Maurice Calloo backs up Alatishe. The one-time starter has seen his playing time dwindle as the season has progressed. Despite his 6’10 frame, he struggles inside against bigger opponents. However, he can stretch the defense and has hit 40 percent from 3-point range.
Head coach Wayne Tinkle uses a heavy rotation at the center position. Either 7’1 Roman Silva or 6’10 Dearon Tucker will get the start, but both will play along with 6’8 Rodrigue Andela. Each brings a different skillset—Silva is the best finisher inside, while Tucker draws fouls at a high rate, and Andela is a highly effective offensive rebounder.
Overall, the Beavs have posted the worst effective field goal percentage in Pac-12 play, and that’s largely driven by hitting 2-pointers at just a 45 percent clip. Oregon State has also struggled to reach the foul line against league opponents, and despite Alatishe, they are just middling in offensive rebounding.
But the Beavs don’t turn it over much and have shot well from beyond the arc—and have increased the frequency with which they take 3-pointers. To slow down Oregon State, the Cougs need to force the Beavers off the 3-point line, locate Alatishe at all times, and limit penetration from Thompson and Reichle.
When WSU has the ball...
Oregon State’s defense has been poor overall in Pac-12 play, giving up 1.07 points per possession (10th).

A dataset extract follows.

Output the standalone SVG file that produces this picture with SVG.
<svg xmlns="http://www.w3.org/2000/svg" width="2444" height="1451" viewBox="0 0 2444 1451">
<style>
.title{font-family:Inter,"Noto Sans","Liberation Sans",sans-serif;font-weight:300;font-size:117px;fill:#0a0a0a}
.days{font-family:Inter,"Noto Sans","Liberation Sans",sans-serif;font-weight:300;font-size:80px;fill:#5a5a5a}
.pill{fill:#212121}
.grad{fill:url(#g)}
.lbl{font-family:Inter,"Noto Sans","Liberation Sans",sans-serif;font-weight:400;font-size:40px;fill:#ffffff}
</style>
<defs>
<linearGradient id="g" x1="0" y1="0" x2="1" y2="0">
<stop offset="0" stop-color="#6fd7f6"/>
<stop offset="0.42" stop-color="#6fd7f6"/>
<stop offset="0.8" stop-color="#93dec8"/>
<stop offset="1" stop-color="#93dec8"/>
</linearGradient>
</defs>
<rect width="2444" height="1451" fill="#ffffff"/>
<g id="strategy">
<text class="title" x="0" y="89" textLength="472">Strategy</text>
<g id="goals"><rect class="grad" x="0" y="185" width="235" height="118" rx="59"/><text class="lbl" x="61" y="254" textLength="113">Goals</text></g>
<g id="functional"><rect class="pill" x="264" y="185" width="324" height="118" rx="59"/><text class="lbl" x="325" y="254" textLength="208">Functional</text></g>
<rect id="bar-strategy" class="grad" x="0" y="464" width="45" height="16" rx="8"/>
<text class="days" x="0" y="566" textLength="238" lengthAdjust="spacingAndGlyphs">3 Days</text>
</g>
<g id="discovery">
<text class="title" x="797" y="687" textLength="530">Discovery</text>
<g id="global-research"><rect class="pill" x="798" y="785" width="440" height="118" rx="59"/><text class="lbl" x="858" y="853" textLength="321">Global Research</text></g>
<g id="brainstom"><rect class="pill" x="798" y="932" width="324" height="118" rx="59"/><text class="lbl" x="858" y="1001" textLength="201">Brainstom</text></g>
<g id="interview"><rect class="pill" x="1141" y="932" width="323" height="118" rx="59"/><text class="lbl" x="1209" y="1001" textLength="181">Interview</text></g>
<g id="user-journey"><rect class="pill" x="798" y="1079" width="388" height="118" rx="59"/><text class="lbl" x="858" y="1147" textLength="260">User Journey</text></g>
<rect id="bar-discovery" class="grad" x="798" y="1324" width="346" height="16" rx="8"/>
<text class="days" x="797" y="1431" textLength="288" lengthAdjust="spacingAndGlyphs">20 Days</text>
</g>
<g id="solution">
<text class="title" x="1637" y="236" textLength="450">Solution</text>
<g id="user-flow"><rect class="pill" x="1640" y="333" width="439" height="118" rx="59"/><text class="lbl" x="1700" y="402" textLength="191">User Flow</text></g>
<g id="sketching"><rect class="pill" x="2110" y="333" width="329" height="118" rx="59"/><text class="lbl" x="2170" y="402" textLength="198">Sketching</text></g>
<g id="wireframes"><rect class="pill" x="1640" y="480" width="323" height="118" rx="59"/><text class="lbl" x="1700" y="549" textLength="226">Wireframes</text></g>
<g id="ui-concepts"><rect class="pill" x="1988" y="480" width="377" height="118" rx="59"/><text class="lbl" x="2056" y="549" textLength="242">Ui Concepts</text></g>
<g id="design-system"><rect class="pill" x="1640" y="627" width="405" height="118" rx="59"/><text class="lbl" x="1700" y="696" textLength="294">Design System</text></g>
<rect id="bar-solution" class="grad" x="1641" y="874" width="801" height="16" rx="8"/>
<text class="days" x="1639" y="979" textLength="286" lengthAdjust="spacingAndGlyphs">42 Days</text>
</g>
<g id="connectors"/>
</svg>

Any success has largely been driven by 3-point defense. The Beavs allow the lowest 3-point percentage in the conference, despite allowing the 9th-fewest 3-point attempts per field goal attempt. Tinkle has played the 3-point lottery and has done well.

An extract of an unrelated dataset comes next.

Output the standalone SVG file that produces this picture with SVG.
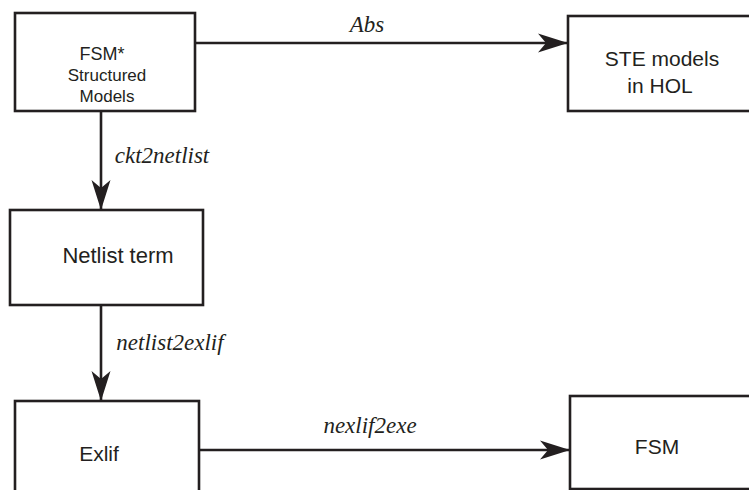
<svg xmlns="http://www.w3.org/2000/svg" width="749" height="490" viewBox="0 0 749 490">
  <style>
    .box { fill: #ffffff; stroke: #231f20; stroke-width: 2.6; }
    .lbl { font-family: "Liberation Sans", Arial, sans-serif; fill: #231f20; text-anchor: middle; }
    .edge-lbl { font-family: "Liberation Serif", "Times New Roman", serif; font-style: italic; fill: #231f20; text-anchor: middle; font-size: 23px; }
    .wire { fill: none; stroke: #231f20; stroke-width: 2.6; }
  </style>
  <defs>
    <marker id="barb" markerUnits="userSpaceOnUse" viewBox="-31 -10 32 20" refX="0" refY="0" markerWidth="32" markerHeight="20" orient="auto">
      <path d="M0,0 L-30,-9.5 L-22,0 L-30,9.5 Z" fill="#231f20"/>
    </marker>
  </defs>
  <rect width="749" height="490" fill="#ffffff"/>

  <!-- connectors -->
  <g id="connectors">
    <path class="wire" d="M195,43 H568" marker-end="url(#barb)"/>
    <text class="edge-lbl" x="367" y="32">Abs</text>
    <path class="wire" d="M101,111 V210" marker-end="url(#barb)"/>
    <text class="edge-lbl" x="162" y="163" text-anchor="middle">ckt2netlist</text>
    <path class="wire" d="M101,305 V401" marker-end="url(#barb)"/>
    <text class="edge-lbl" x="170" y="350" font-size="24px">netlist2exlif</text>
    <path class="wire" d="M199,450 H570" marker-end="url(#barb)"/>
    <text class="edge-lbl" x="370" y="433">nexlif2exe</text>
  </g>

  <g id="fsm-structured">
    <rect class="box" x="15" y="13" width="180" height="98"/>
    <text class="lbl" x="102" y="60" font-size="18">FSM*</text>
    <text class="lbl" x="107" y="81" font-size="17">Structured</text>
    <text class="lbl" x="107" y="102" font-size="17">Models</text>
  </g>

  <g id="ste-models">
    <rect class="box" x="568" y="16" width="200" height="95"/>
    <text class="lbl" x="662" y="66" font-size="21">STE models</text>
    <text class="lbl" x="660" y="93" font-size="21">in HOL</text>
  </g>

  <g id="netlist-term">
    <rect class="box" x="10" y="210" width="193" height="95"/>
    <text class="lbl" x="118" y="263" font-size="22">Netlist term</text>
  </g>

  <g id="exlif">
    <rect class="box" x="15" y="401" width="184" height="120"/>
    <text class="lbl" x="99" y="461" font-size="21">Exlif</text>
  </g>

  <g id="fsm">
    <rect class="box" x="570" y="396" width="200" height="93"/>
    <text class="lbl" x="657" y="454" font-size="21">FSM</text>
  </g>
</svg>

Outside of the 3-point defense, Oregon State does block shots well—Alatishe is the primary rim protector. However, that has not led to a good 2-point defense, where OSU allows Pac-12 teams to shoot 53 percent inside the arc. Across the entire season, opponents are hitting 61 percent of their shots at the rim (239th nationally).
The Beavs are also 11th in free throw rate allowed during Pac-12 play, 10th in defensive rebounding rate, and 10th in turnover rate forced. The last stat might not matter—it seems WSU will turn the ball over against anyone at this point, despite their prior numbers. The Cougs haven’t dipped below a 20 percent turnover rate in any game since Jan. 2 against Arizona.
However, Oregon State’s free throw rate allowed and defensive rebounding rate are encouraging. WSU is playing larger lineups since they last faced the Beavs, and that has allowed them to capitalize on teams that struggle grabbing defensive rebounds. With Alatishe often hunting a blocked shot, there will be opportunities for Abogidi, Jackson, and Vova Markovetskyy to grab offensive boards.
Look for WSU to work the ball inside in this one, and play some tip drill with offensive rebounds searching for some easy buckets and points at the free throw line. Also, Bonton is probably gonna shoot better than he did against the Beavs last time (2 of 11 on 2s and 2 of 7 on 3s).
The Bottom Line
Both teams are shooting better from the outside than when they first met in December, so this probably won’t be the same low-scoring grind that game was—but it will still likely be a grind because Oregon State does play at the second-slowest pace in Pac-12 play.
When shots don’t fall, rebounding will be a key factor for WSU, particularly on the offensive end. If the Cougs can create second chances, they really could be in line for a much more efficient day.
Overall, the battle on the inside is where WSU should have an advantage—but the Cougar guards' defensive capabilities could really catapult them to victory. If Williams, Bonton, and Ryan Rapp can slow down Thompson, that makes everything else easier.
Thanks to homecourt advantage, KenPom predicts Oregon State to win 42 percent of simulations with an average score of 66-64. Like the first matchup, this should be a close one, and one or two random factors could swing it either way.